The card depicts a Matisse-like rendering of the White House Red Room by the Texas artist Cindi Holt, and inside bears the second verse of Psalm xcv: “Let us come before Him with thanksgiving and extol Him with music and song.”
This year’s presidential election is responsible for the latest increase.
The 1.4 million Republican volunteers who spent much of the year canvassing for support and turning out Mr Bush’s record vote on election day, even those in the most remote campaign offices in the most longshot states, have all received a card by way of a thank-you.
The cards, which are being paid for by the Republican National Committee and which are expected to cost towards $1 million (£520,000), are only one part of the extraordinary extravaganza that the White House puts on for Christmas.
One of the less-noted reasons that American presidents do so much jogging is because they need to be sufficiently fit to withstand the gruelling Christmas party schedule.
It involves 15 receptions of at least two hours each, sometimes twice a night, in which the highlight for guests is to have their picture taken with Mr and Mrs Bush.
This involves the First Couple standing for more than 30 hours, shaking 6,500 hands, and striking a perfect grinning pose 6,500 times.
There are parties for members of Congress, the Cabinet and the Secret Service, as well as the White House staff, Christmas volunteers and decorators. Together they will consume 15,000 lamb chops, 21,000lb of shrimp, 500 pieces of beef tenderloin and 200 fruit cakes.

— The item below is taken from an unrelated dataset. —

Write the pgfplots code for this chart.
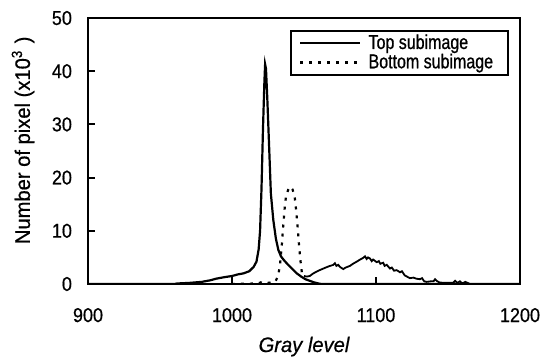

It is a big occasion for Thaddeus DuBois, the new White House pastry chef, who has used 100lb of gingerbread in this year’s gingerbread house and is roughly halfway through making 24,000 cookies.
Decorators spend a month transforming the White House for the holiday season, this year using 41 Christmas trees and 150,000 lights. The decorations will be viewed by 40,000 members of the public.